In an effort to avoid being penalized by NASCAR for aggressive driving -- and to perhaps defuse the chances of a multi-car accident -- drivers went the overly conservative route. On at least three occasions, the field resorted to running nose-to-tail for multiple laps.
For what it's worth, NASCAR's sanctions against bump-drafting in the turns was well-heeded, as no one was penalized for that infraction. However, neither the accident involving Newman, or the one six laps later involving 13 cars directly in front of the main grandstand -- in which Chase contender Mark Martin also flipped -- was anything more than the result of typical close-quarters superspeedway racing.
The second major accident, triggered when Brad Keselowski got into the back bumper of Kurt Busch, also heavily damaged the cars of Hendrick teammate Jeff Gordon and Juan Montoya. All of those involved, including Martin, were uninjured.
"It was just kind of a terrible race [Sunday] in general," said David Ragan, who ran near the front of the pack for most of the race, but was caught up in the white-flag wreck. "There was a lot of single-file racing. I know it's exciting there at the end, but what happens is NASCAR slows these cars down.
"They're too easy to drive and everyone just gets kind of crazy. It's a shame to tear up a lot of good race cars like that for kind of being stupid, but that's restrictor-plate racing. I'm glad we only have to do it three or four times a year."
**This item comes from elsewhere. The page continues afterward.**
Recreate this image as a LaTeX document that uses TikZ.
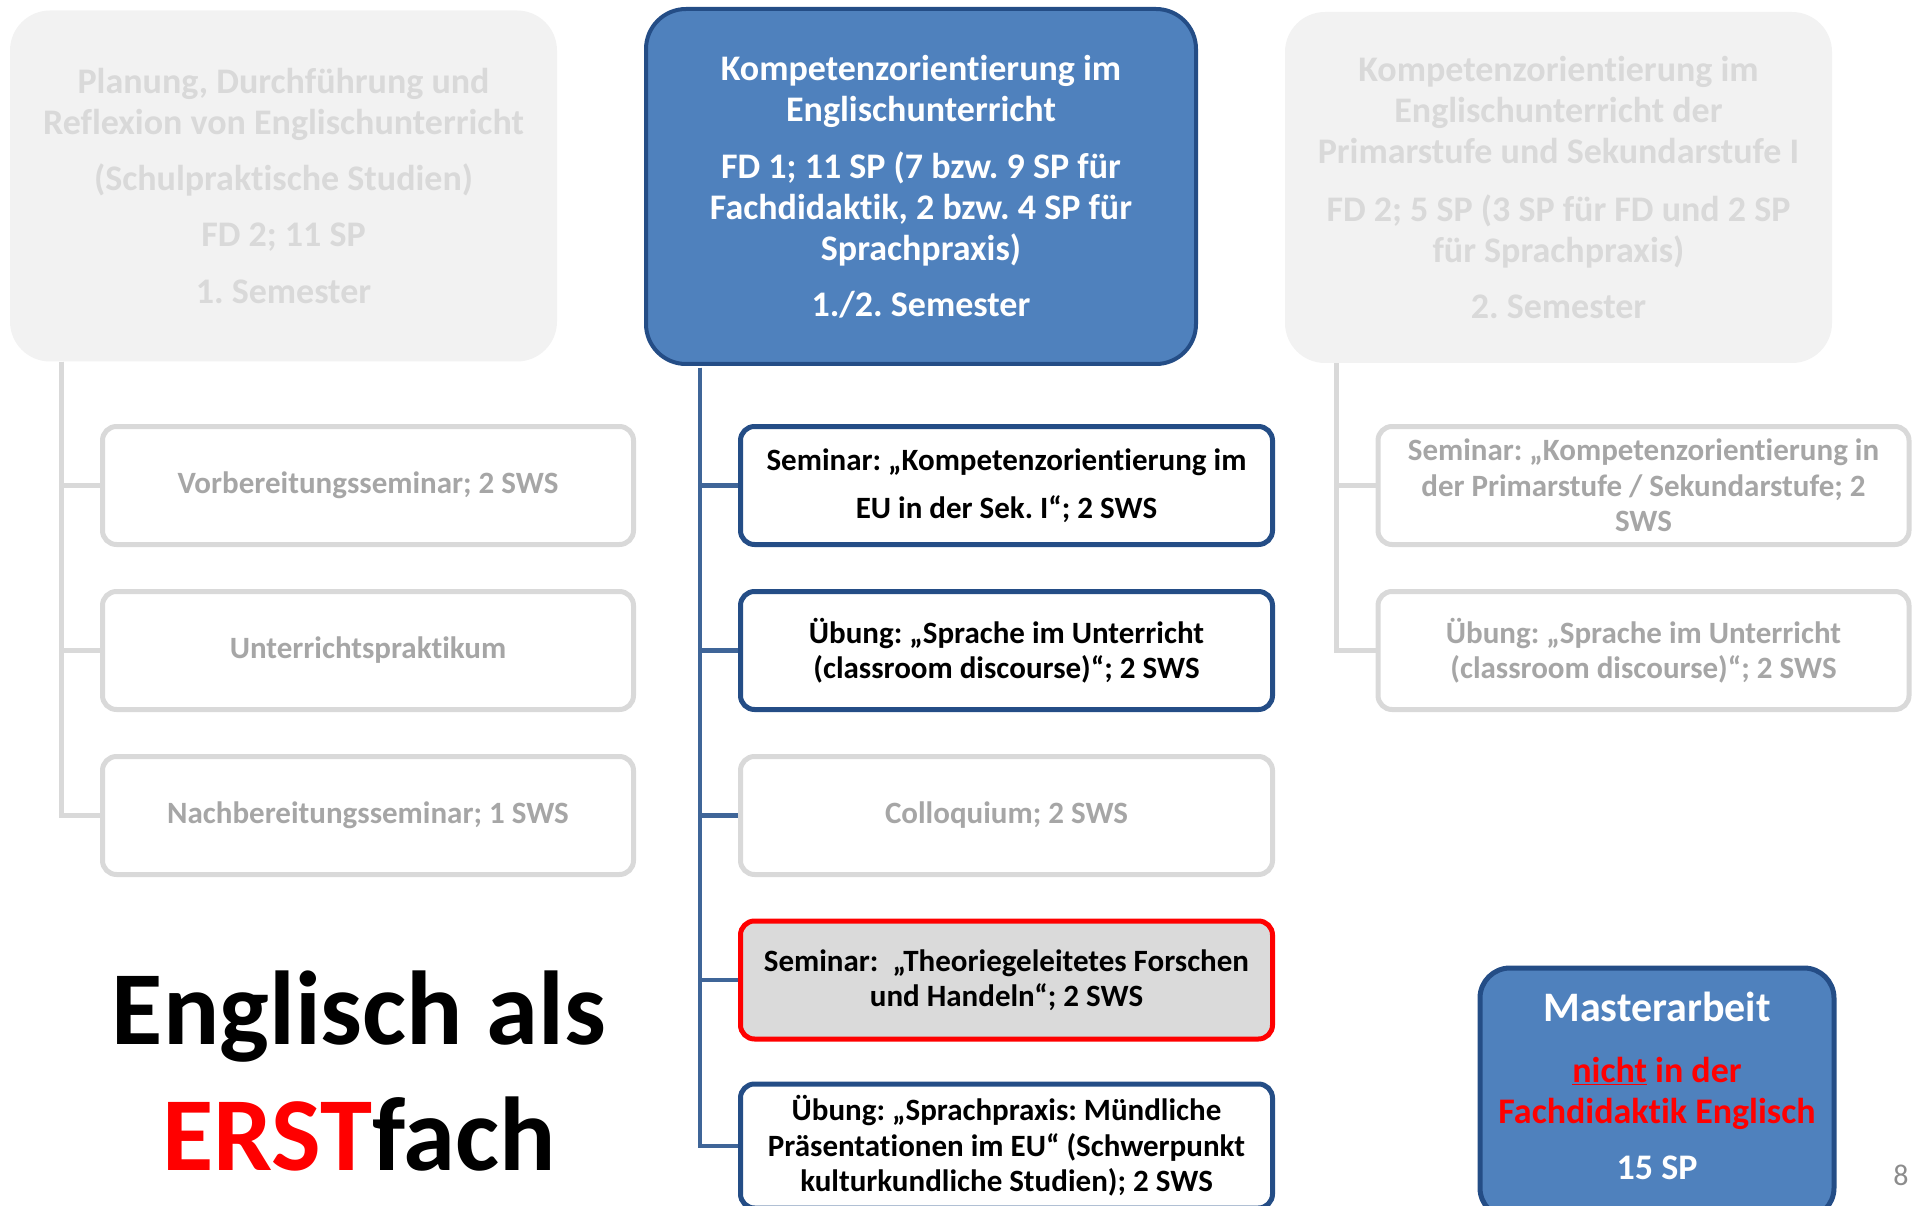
\documentclass[tikz,border=0pt]{standalone}
\usepackage{fontspec}
\setmainfont{Carlito}[Ligatures={NoCommon}]
\frenchspacing
\definecolor{greyfill}{HTML}{F2F2F2}
\definecolor{greytext}{HTML}{D9D9D9}
\definecolor{greyline}{HTML}{D9D9D9}
\definecolor{childgrey}{HTML}{A6A6A6}
\definecolor{blueF}{HTML}{4F81BD}
\definecolor{blueD}{HTML}{244D86}
\definecolor{blueS}{HTML}{3F6598}
\definecolor{redbox}{HTML}{DADADA}
\definecolor{pagegrey}{HTML}{8C8C8C}
\newcommand\topfont{\fontsize{36}{41}\selectfont\bfseries}
\newcommand\childfont{\fontsize{31}{35.5}\selectfont\bfseries}
\begin{document}
\begin{tikzpicture}[x=1pt,y=-1pt,
  topgrey/.style={fill=greyfill, rounded corners=40pt, text=greytext, font=\topfont,
    align=center, inner sep=0pt, minimum width=547pt, minimum height=351pt},
  topblue/.style={draw=blueD, line width=4pt, fill=blueF, rounded corners=40pt, text=white,
    font=\topfont, align=center, inner sep=0pt, minimum width=550pt, minimum height=355pt},
  greychild/.style={draw=greyline, line width=5pt, fill=white, rounded corners=14pt,
    text=childgrey, font=\childfont, align=center, inner sep=0pt,
    minimum width=531pt, minimum height=118pt},
  bluechild/.style={draw=blueD, line width=5pt, fill=white, rounded corners=14pt,
    text=black, font=\childfont, align=center, inner sep=0pt,
    minimum width=532pt, minimum height=118pt},
  redchild/.style={bluechild, draw=red, fill=redbox},
  greyspine/.style={draw=greyline, line width=5pt},
  bluespine/.style={draw=blueS, line width=4.5pt},
  masterbox/.style={draw=blueD, line width=5pt, fill=blueF, rounded corners=30pt,
    inner sep=0pt, minimum width=354pt, minimum height=250pt},
  mastertext/.style={text=white, font=\topfont, align=center, inner sep=0pt},
  bigtext/.style={font=\fontsize{105}{126}\selectfont\bfseries, anchor=base, inner sep=0pt}
]
\useasboundingbox (0,0) rectangle (1915,1206);

% top boxes
\node[topgrey] (ltop) at (283.5,186) {Planung, Durchführung und\\Reflexion von Englischunterricht\\[15pt](Schulpraktische Studien)\\[15pt]FD 2; 11 SP\\[16pt]1. Semester};
\node[topblue] (ctop) at (921,186.5) {Kompetenzorientierung im\\Englischunterricht\\[16pt]FD 1; 11 SP (7 bzw. 9 SP für\\Fachdidaktik, 2 bzw. 4 SP für\\Sprachpraxis)\\[15pt]1./2. Semester};
\node[topgrey] (rtop) at (1558.5,187.5) {Kompetenzorientierung im\\Englischunterricht der\\Primarstufe und Sekundarstufe I\\[17pt]FD 2; 5 SP (3 SP für FD und 2 SP\\für Sprachpraxis)\\[15pt]2. Semester};

% spine anchors
\coordinate (ls) at ([xshift=52pt]ltop.south west);
\coordinate (cs) at ([xshift=56pt,yshift=-2pt]ctop.south west);
\coordinate (rs) at ([xshift=52pt]rtop.south west);

% left children
\node[greychild] (l1) at (368,485.5) {Vorbereitungsseminar; 2 SWS};
\node[greychild] (l2) at (368,650.5) {Unterrichtspraktikum};
\node[greychild] (l3) at (368,815.5) {Nachbereitungsseminar; 1 SWS};

% centre children
\node[bluechild] (c1) at (1006.5,485.5) {Seminar: „Kompetenzorientierung im\\[12pt]EU in der Sek. I“; 2 SWS};
\node[bluechild] (c2) at (1006.5,650.5) {Übung: „Sprache im Unterricht\\(classroom discourse)“; 2 SWS};
\node[greychild, minimum width=532pt] (c3) at (1006.5,815.5) {Colloquium; 2 SWS};
\node[redchild] (c4) at (1006.5,980) {Seminar:\ \ „Theoriegeleitetes Forschen\\und Handeln“; 2 SWS};
\node[bluechild, minimum height=124pt] (c5) at (1006.5,1146) {Übung: „Sprachpraxis: Mündliche\\Präsentationen im EU“ (Schwerpunkt\\kulturkundliche Studien); 2 SWS};

% right children
\node[greychild] (r1) at (1643.5,485.5) {Seminar: „Kompetenzorientierung in\\der Primarstufe / Sekundarstufe; 2\\SWS};
\node[greychild] (r2) at (1643.5,650.5) {Übung: „Sprache im Unterricht\\(classroom discourse)“; 2 SWS};

% connectors
\draw[greyspine] (ls) |- (l1.west);
\draw[greyspine] (ls) |- (l2.west);
\draw[greyspine] (ls) |- (l3.west);
\draw[bluespine] (cs) |- (c1.west);
\draw[bluespine] (cs) |- (c2.west);
\draw[bluespine] (cs) |- (c3.west);
\draw[bluespine] (cs) |- (c4.west);
\draw[bluespine] (cs) |- (c5.west);
\draw[greyspine] (rs) |- (r1.west);
\draw[greyspine] (rs) |- (r2.west);

% Masterarbeit
\node[masterbox] (master) at (1657,1093) {};
\node[mastertext] (mtext) at (1657,1086) {{\fontsize{42}{41}\selectfont Masterarbeit}\\[20pt]\textcolor{red}{\underline{nicht} in der}\\\textcolor{red}{Fachdidaktik Englisch}\\[15pt]15 SP};

% big title
\node[bigtext] (big1) at (359,1044) {Englisch als};
\node[bigtext] (big2) at (359,1170) {\textcolor{red}{ERST}fach};

% page number
\node[font=\fontsize{30}{34}\selectfont, text=pagegrey, anchor=base, inner sep=0pt] (pnum) at (1901,1185) {8};
\end{tikzpicture}
\end{document}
Brian Vickers said he still isn't sure what the crackdown on bump-drafting was hoping to deter.
"If the intent was to prevent a crash, obviously it's not going to do that," Vickers said. "We crash as much in the straightaway here as we do in the corner."
But what's the alternative? Elliott Sadler honestly doesn't know.
"I think NASCAR and all the drivers should sit in a private room, lock the doors and have a discussion and try to fix this together," Sadler said. "That's what I'd like to see."
In any case, Newman was less than pleased, and expected that many in attendance felt the same way.
"It was a boring race for the fans," Newman said. "That's not something anybody wants to see, at least I hope not. If they do, go home because you don't belong here."